— begin Data supplied —

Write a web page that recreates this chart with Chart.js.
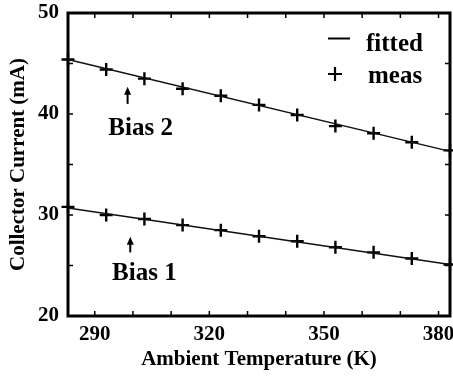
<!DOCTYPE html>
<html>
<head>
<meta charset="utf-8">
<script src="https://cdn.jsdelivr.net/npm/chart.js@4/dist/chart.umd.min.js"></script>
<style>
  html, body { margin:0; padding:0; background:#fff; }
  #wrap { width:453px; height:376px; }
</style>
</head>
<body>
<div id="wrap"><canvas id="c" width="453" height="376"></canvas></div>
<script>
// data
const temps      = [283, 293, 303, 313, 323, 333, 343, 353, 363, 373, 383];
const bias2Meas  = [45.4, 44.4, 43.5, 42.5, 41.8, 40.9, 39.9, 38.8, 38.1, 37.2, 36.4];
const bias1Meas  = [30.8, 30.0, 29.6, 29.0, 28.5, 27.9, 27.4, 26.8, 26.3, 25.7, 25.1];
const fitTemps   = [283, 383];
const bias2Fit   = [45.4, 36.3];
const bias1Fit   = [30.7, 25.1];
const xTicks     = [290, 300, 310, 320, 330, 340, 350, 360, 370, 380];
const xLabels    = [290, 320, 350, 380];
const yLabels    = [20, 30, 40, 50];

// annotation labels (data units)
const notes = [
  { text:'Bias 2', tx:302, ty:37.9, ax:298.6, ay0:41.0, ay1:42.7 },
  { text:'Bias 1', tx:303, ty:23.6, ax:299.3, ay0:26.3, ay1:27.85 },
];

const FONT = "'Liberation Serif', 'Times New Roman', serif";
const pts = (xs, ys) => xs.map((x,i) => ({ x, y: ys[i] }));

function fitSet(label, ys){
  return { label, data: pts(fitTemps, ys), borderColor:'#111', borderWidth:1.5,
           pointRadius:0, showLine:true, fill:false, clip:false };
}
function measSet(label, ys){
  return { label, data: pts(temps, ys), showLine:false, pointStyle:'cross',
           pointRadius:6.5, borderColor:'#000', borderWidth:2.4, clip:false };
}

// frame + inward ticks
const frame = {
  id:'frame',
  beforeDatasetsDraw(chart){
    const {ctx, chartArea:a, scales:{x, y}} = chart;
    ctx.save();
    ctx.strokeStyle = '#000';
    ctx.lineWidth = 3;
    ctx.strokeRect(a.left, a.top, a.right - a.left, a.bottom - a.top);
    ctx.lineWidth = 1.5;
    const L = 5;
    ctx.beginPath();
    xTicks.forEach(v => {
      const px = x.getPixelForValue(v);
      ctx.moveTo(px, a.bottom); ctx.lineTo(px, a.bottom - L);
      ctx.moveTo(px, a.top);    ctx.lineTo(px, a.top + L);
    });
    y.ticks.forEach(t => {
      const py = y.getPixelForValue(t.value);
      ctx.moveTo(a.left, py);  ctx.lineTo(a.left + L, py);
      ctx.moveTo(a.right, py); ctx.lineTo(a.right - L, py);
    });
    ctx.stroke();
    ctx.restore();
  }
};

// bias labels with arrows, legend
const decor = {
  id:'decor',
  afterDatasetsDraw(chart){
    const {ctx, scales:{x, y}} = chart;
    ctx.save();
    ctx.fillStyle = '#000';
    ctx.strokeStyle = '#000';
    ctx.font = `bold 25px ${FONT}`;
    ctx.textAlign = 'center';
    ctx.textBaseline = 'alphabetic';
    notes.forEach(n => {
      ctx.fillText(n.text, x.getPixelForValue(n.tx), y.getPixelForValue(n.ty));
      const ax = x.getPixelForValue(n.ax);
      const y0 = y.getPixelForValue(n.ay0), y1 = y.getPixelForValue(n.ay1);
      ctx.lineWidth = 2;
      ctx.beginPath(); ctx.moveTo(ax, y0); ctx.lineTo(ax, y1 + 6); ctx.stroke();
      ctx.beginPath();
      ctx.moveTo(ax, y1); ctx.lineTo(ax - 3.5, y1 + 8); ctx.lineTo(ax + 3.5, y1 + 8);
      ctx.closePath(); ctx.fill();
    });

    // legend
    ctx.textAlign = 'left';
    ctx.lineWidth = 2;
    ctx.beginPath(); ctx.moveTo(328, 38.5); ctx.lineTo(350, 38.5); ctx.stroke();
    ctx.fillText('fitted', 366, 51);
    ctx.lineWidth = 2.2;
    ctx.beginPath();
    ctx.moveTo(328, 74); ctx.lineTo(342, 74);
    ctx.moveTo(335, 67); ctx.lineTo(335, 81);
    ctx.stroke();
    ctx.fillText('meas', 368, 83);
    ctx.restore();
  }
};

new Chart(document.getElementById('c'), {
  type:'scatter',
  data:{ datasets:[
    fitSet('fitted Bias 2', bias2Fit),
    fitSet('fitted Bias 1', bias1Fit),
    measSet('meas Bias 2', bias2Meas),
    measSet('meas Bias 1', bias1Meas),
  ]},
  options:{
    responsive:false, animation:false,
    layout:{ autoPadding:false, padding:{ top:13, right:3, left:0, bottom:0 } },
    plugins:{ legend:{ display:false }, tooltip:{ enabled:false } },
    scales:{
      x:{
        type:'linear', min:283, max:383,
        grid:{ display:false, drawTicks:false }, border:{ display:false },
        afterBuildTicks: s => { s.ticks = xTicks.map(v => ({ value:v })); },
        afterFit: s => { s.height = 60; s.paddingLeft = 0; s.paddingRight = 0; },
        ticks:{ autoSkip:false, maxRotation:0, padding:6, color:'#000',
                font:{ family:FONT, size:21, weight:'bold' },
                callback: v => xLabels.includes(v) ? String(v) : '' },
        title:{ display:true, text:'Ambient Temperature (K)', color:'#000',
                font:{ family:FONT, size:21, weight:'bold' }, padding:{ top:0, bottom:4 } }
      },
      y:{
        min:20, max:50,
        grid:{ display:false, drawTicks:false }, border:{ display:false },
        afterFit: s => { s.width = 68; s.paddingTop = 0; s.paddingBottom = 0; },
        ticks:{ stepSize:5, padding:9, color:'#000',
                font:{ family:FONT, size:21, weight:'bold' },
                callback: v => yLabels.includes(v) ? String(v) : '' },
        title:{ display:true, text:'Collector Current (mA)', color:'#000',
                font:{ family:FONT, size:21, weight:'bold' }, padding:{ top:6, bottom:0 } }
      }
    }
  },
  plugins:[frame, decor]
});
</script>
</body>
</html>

— end Data supplied —
— begin Data supplied —

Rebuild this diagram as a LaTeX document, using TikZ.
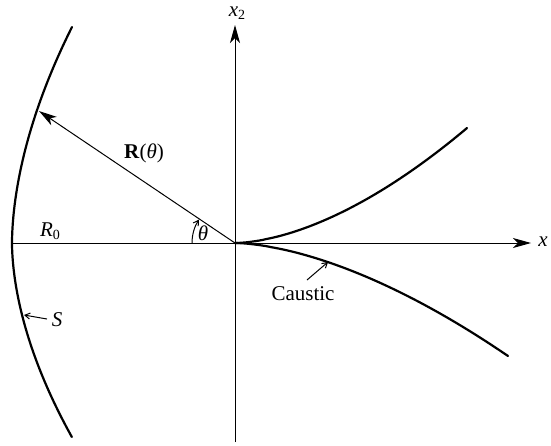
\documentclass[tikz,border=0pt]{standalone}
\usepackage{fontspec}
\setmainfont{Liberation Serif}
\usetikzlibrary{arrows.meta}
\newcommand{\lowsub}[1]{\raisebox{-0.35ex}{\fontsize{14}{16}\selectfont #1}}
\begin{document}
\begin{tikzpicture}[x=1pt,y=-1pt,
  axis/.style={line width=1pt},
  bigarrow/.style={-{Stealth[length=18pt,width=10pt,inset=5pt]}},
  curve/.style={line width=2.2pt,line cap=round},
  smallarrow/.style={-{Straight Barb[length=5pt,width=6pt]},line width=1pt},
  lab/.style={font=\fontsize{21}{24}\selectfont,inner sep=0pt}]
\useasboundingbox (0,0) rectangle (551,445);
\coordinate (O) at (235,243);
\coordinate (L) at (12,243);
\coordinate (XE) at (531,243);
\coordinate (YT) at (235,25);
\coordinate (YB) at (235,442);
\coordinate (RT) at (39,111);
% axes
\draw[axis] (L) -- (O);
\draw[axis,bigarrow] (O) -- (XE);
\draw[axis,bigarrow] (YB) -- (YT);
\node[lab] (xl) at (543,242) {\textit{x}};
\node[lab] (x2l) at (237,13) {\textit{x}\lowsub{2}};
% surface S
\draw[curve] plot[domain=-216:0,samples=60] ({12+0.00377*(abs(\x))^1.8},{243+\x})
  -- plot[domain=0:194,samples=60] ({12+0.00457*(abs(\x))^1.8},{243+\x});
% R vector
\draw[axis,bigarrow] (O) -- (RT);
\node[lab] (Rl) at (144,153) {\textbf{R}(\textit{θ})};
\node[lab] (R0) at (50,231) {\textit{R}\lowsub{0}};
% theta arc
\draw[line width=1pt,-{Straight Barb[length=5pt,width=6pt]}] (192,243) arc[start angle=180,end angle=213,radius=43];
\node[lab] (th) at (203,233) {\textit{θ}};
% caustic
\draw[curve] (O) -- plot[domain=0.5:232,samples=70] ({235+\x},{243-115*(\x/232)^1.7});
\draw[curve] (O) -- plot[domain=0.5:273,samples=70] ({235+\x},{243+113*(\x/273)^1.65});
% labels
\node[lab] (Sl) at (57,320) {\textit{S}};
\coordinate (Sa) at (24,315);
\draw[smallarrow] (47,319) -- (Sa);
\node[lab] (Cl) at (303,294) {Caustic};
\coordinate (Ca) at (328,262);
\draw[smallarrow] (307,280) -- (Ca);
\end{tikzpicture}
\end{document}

— end Data supplied —

> Problem to work on
Copy each line above that contains the string "this".

> Task response
Write a web page that recreates this chart with Chart.js.
Rebuild this diagram as a LaTeX document, using TikZ.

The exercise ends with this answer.